Industrial Securities Co.,Ltd. has previously emphasized that "this capital market reversal carries significant responsibilities, as the capital market will become the core platform guiding resource allocation during future economic transformation." The firm proposed three new logics to boost the stock market: supporting new quality productivity development, serving as a channel for household wealth allocation, and revitalizing high-quality assets. These three logics have continued to strengthen this year, with the virtuous cycle between capital markets and the real economy solidifying the foundation of this bull market.
Simultaneously, breakthroughs across various sectors represented by DeepSeek, semiconductors, robotics, 6th-generation aircraft, and innovative drugs have triggered industrial value reassessment. Strategic confidence amid great power competition and clearer transformation directions outlined in the 15th Five-Year Plan have shifted long-term market narratives and perceptions, further reinforcing this bull market's logic and raising its ceiling. After the Shanghai Composite Index briefly surpassed 4000 points in 2025, how will the market perform in 2026?
I. Global Outlook: Loose Liquidity and Weak Dollar Expected to Boost Markets The correlation between Chinese and U.S. stock markets has increased this year. On one hand, abundant dollar liquidity in a loose monetary environment has catalyzed global risk assets, particularly benefiting emerging markets. On the other hand, the performance of China's computing power sector has been closely tied to U.S. tech giants. The 60-day rolling correlation coefficient between the S&P 500 and Wind All-A Index averaged 0.4 in 2025, significantly higher than 2021-2024 levels.
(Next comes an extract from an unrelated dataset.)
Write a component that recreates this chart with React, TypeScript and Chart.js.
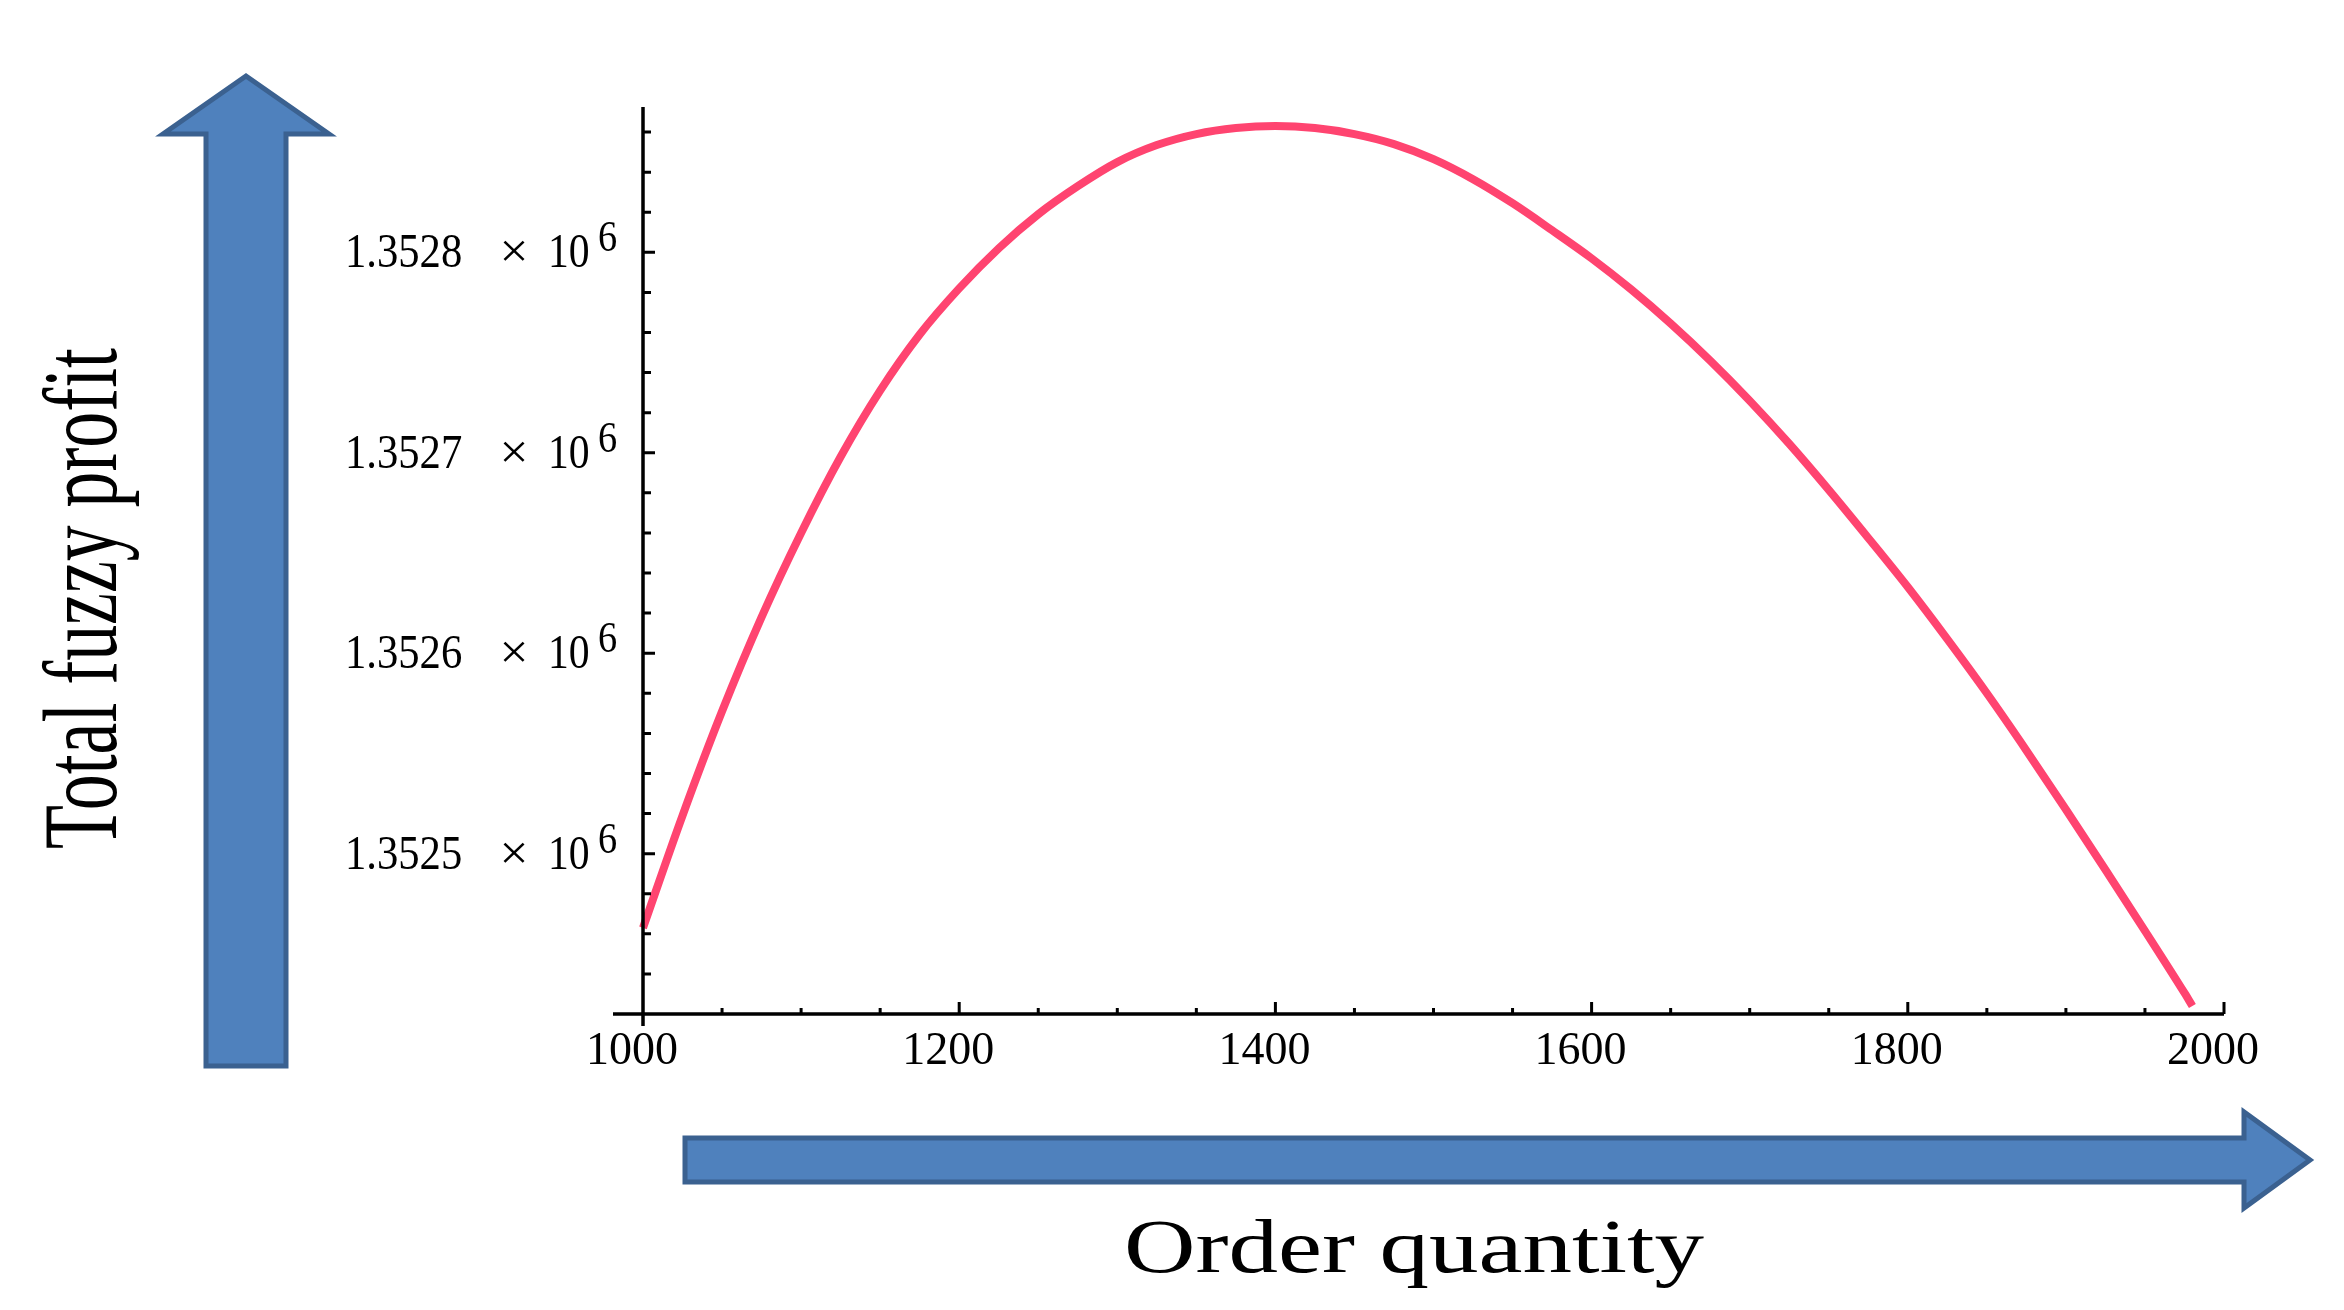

Despite November's adjustment in AI-related stocks due to "AI bubble" concerns and delayed Fed rate cut expectations, Industrial Securities believes U.S. AI stocks haven't entered bubble territory based on valuation comparisons, corporate balance sheets, and investment ratios. Looking ahead, global liquidity is expected to remain loose, with at least three more Fed rate cuts likely by end-2026. The weak dollar and loose global AI industry trends may boost A-shares.
II. Domestic Outlook: Earnings Recovery as Key Highlight China's corporate earnings have shown quarterly improvement, exceeding expectations. Non-financial A-share companies' revenue growth turned positive in Q2 2025 and continued rising, with Q3 cumulative revenue growth reaching 0.7%. Operating profit growth outperformed net profit growth, indicating improving earnings quality.
For 2026, nominal GDP recovery is expected to support corporate earnings. IMF projects China's nominal GDP growth (USD terms) to accelerate to 6.45% in 2026 from 3.46% in 2025. Industrial Securities estimates GDP deflator will improve to -0.12% in 2026 from -0.72% currently. Multiple leading indicators including medium/long-term loans and M1 growth suggest corporate profits may rebound significantly in 2026, with non-financial A-share net profit growth potentially reaching 16.5%.
Fiscal and monetary policies are expected to remain accommodative, supporting credit cycle recovery. As the first year of the 15th Five-Year Plan, 2026 will see stronger policy support for transformation and growth, further empowering the bull market narrative. The market may transition from 2025's TMT-dominated structural bull to a more comprehensive, sector-balanced bull market.
III. Liquidity: No Shortage of Funds in Bull Markets Industrial Securities maintains that "money is never the problem when direction reverses." Various funds are expected to continue flowing into the market in 2026:
1. Household Funds: The trend of allocating more to equities continues. Non-bank deposits have reached decade highs, while private fund issuance and margin financing activity indicate increasing retail participation. With interest rates at historic lows and real estate returns declining, equities are becoming the preferred asset class.
2. Active Equity Funds: Improved outperformance is driving fund issuance recovery. After significant redemption pressure in 2024-2025, active fund shares may rebound in 2026 as performance continues to improve.
3. Long-term Institutional Funds: Insurance funds have significantly increased equity allocations to 15.5% of assets, near record highs. With premium growth and persistent "asset shortage," systematic equity allocation remains the trend.
4. Foreign Capital: Overseas liquidity easing and RMB appreciation potential may drive foreign inflows. PPI recovery could particularly attract long-term foreign investors.
IV. Sector Allocation: From Valuation to Earnings, Structure to Breadth While 2025 saw a "survival race" among sectors with large performance dispersion, 2026 may feature a "speed race" as more industries enter earnings recovery. Key investment themes include:
1. Industry Trends: AI (North American computing power, domestic computing power, edge devices, software applications), new energy (energy storage, solid-state batteries), defense, and innovative drugs.
2. Price Increase Chain: Benefiting from PPI recovery, anti-involution policies, and AI capital expenditure transmission to physical goods.
3. Global Expansion: Chinese manufacturers demonstrating global competitiveness across autos, machinery, healthcare, and new energy.
4. Dividend Stocks: Shifting focus from stable dividends to free cash flow stocks that offer both yield and growth potential.
Risks include economic data volatility, slower-than-expected policy easing, and delayed Fed rate cuts.